──────── Supplied information

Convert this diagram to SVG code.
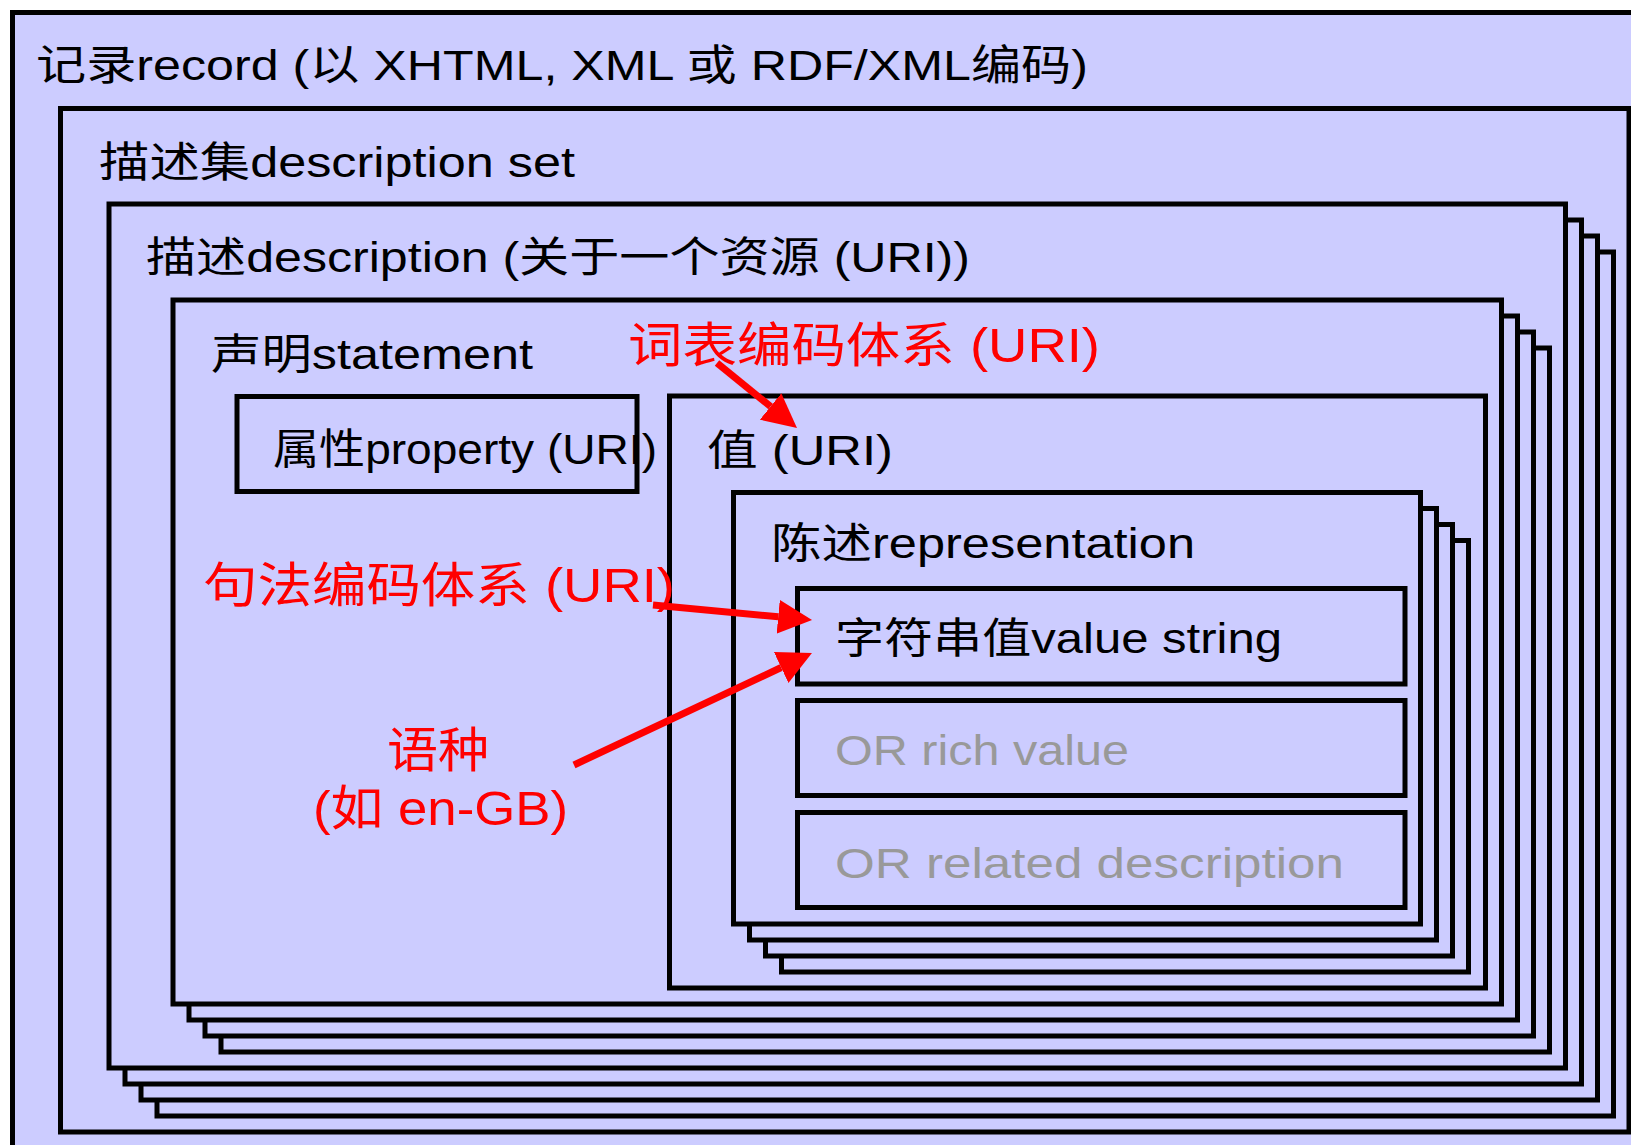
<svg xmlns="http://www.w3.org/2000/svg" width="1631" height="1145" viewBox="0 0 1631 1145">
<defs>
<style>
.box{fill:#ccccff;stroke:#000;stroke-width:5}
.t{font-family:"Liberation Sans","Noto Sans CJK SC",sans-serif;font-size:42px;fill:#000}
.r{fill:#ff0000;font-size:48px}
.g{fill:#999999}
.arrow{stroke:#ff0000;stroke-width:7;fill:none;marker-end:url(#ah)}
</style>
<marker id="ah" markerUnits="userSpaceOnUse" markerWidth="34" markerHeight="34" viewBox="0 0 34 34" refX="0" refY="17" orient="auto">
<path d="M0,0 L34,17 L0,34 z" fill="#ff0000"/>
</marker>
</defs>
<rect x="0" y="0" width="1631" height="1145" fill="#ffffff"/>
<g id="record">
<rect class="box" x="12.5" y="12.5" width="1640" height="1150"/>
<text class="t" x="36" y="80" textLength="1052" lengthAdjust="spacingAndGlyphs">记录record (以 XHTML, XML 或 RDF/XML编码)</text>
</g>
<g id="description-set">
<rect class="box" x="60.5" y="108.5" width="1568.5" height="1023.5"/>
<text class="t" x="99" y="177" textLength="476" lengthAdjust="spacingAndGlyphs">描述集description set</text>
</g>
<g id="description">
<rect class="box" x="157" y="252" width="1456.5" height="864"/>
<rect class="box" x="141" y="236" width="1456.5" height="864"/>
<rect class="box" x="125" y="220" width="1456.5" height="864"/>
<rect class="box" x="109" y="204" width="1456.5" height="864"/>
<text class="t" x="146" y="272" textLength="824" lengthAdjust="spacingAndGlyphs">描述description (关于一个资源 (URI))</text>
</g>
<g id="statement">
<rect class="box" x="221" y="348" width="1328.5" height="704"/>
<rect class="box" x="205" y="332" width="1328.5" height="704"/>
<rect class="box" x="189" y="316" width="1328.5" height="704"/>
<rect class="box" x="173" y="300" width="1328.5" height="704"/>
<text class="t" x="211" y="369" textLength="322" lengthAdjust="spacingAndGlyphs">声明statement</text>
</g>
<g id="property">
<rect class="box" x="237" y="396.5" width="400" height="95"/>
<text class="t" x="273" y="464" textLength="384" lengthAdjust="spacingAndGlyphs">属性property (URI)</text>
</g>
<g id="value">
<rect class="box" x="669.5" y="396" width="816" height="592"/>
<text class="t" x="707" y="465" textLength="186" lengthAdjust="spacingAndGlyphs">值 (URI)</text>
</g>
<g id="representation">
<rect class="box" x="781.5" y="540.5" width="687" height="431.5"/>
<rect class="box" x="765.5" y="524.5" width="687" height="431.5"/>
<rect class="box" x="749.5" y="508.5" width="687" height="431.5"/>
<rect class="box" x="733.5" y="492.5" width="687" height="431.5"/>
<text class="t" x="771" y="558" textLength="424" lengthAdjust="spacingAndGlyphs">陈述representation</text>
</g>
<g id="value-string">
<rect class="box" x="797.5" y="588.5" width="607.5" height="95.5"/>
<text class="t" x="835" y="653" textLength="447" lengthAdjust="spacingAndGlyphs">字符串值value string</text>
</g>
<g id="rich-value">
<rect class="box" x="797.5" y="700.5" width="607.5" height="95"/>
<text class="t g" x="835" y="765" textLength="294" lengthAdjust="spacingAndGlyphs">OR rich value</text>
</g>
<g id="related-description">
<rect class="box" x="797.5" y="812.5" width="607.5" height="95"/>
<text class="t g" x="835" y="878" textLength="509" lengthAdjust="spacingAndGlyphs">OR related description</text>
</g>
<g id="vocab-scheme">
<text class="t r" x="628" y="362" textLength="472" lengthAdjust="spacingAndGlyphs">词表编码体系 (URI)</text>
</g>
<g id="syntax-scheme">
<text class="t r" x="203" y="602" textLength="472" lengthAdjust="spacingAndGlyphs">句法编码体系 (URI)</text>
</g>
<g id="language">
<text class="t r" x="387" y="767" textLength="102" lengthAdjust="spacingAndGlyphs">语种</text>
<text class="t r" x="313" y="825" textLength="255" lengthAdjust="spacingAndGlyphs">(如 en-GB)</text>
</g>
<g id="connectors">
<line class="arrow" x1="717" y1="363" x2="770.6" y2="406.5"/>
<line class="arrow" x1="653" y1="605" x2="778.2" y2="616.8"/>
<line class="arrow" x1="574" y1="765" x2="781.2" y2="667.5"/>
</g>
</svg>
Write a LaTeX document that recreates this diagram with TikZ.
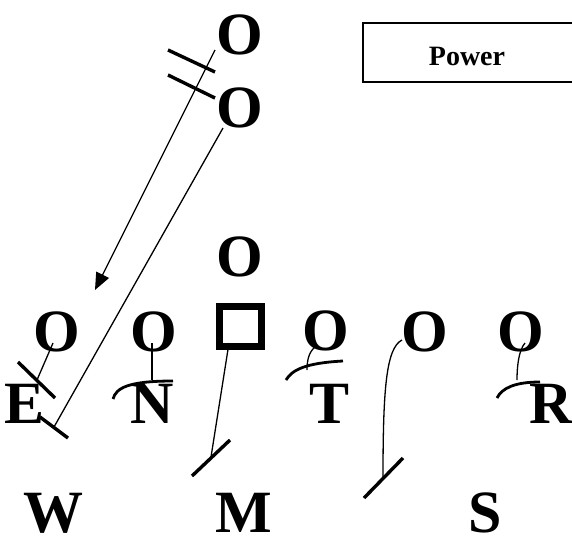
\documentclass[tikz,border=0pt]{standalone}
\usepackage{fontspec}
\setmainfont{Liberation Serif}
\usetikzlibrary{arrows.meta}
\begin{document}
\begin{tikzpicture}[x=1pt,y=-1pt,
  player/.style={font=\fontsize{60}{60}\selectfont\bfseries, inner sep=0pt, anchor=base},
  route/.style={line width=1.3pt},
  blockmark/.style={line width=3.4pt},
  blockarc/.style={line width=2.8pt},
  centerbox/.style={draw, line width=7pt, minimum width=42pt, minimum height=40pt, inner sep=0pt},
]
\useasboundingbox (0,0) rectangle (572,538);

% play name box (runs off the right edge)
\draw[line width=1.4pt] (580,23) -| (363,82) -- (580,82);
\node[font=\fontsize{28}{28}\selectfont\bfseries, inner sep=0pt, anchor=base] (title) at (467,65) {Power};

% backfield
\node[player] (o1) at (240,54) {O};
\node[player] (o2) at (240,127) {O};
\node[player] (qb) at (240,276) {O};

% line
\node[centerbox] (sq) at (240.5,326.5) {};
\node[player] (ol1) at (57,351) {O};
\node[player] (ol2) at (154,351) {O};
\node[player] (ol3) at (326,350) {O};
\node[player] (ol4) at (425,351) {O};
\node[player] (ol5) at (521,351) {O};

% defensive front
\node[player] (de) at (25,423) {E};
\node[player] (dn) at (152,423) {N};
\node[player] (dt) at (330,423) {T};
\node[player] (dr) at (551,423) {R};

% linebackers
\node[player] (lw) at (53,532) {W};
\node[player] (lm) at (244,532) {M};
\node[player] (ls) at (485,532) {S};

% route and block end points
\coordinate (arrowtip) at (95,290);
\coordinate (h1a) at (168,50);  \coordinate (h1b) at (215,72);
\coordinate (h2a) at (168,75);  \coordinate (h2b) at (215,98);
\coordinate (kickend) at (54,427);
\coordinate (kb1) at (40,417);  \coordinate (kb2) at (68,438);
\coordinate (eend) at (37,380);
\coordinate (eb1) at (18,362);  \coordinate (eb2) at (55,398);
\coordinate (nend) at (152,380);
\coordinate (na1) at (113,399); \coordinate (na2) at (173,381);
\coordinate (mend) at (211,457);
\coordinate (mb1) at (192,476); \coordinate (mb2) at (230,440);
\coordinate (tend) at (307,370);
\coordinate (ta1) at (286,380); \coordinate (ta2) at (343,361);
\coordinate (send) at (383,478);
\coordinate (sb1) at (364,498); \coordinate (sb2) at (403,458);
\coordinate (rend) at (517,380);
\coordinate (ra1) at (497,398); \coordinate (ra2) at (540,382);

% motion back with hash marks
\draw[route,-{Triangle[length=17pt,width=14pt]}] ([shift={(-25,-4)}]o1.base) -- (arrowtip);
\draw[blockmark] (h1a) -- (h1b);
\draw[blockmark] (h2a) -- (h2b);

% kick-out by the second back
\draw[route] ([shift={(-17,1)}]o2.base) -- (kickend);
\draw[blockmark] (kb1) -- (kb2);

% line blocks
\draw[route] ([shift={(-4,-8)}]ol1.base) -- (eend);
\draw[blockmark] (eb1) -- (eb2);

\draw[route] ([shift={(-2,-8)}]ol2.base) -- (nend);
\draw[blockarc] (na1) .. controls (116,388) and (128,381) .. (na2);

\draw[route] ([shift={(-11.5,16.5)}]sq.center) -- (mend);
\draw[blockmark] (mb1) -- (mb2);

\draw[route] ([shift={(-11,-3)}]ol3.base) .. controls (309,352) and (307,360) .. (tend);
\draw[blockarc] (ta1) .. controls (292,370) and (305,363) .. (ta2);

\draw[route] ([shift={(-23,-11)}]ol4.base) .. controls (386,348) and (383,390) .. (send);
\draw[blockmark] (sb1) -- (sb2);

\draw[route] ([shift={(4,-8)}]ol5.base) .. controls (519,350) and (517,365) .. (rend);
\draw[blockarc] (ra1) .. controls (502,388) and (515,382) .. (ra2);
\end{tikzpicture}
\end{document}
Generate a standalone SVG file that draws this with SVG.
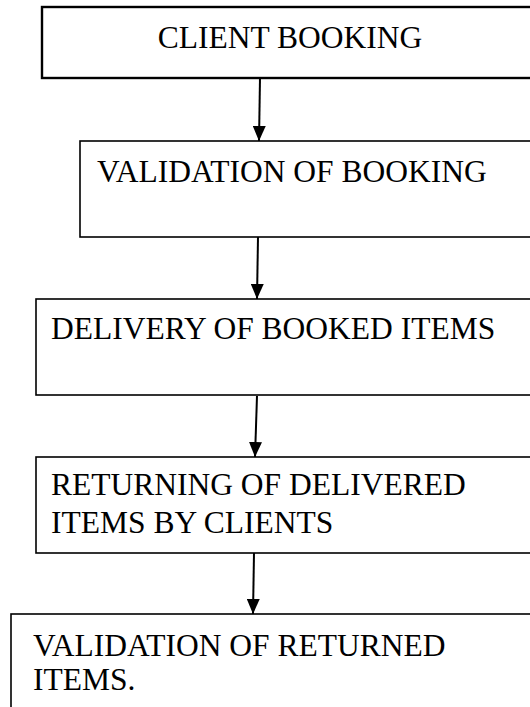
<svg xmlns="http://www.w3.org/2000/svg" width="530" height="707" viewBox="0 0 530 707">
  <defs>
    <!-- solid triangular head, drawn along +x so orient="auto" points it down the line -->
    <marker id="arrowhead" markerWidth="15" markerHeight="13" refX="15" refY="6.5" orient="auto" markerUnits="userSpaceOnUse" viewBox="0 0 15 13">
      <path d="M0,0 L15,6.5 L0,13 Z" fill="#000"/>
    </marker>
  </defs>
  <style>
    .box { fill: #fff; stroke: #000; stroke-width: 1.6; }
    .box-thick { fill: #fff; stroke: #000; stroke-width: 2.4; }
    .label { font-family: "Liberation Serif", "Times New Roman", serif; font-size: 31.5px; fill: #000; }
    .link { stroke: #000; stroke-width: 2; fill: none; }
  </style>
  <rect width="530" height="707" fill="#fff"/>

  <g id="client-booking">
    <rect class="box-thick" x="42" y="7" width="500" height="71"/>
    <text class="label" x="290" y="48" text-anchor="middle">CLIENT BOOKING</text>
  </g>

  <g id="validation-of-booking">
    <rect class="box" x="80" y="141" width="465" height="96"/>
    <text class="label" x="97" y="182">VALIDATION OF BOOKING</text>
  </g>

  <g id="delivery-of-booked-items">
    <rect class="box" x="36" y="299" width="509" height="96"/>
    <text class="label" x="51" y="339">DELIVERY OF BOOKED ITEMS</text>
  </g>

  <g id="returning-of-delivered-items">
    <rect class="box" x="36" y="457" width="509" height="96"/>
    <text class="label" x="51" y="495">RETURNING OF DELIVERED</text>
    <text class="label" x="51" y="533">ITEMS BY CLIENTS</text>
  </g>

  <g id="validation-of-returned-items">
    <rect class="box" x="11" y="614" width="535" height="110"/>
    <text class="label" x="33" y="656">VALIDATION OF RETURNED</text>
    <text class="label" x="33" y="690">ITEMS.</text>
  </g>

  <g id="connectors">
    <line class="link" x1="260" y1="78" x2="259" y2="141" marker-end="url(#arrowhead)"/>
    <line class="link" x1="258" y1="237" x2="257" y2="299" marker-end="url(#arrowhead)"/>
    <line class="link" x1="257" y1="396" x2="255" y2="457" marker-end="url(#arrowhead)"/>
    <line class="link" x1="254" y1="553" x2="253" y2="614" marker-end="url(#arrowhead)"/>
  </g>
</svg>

────────────────

• _Task details_: Above are the records. Print exactly the lines from the one containing "Write a LaTeX" to the one containing "(0,0) rectangle (572,538);", both included, and nothing else; pictures are excluded.

• _Result for this exercise_:
Write a LaTeX document that recreates this diagram with TikZ.
\documentclass[tikz,border=0pt]{standalone}
\usepackage{fontspec}
\setmainfont{Liberation Serif}
\usetikzlibrary{arrows.meta}
\begin{document}
\begin{tikzpicture}[x=1pt,y=-1pt,
  player/.style={font=\fontsize{60}{60}\selectfont\bfseries, inner sep=0pt, anchor=base},
  route/.style={line width=1.3pt},
  blockmark/.style={line width=3.4pt},
  blockarc/.style={line width=2.8pt},
  centerbox/.style={draw, line width=7pt, minimum width=42pt, minimum height=40pt, inner sep=0pt},
]
\useasboundingbox (0,0) rectangle (572,538);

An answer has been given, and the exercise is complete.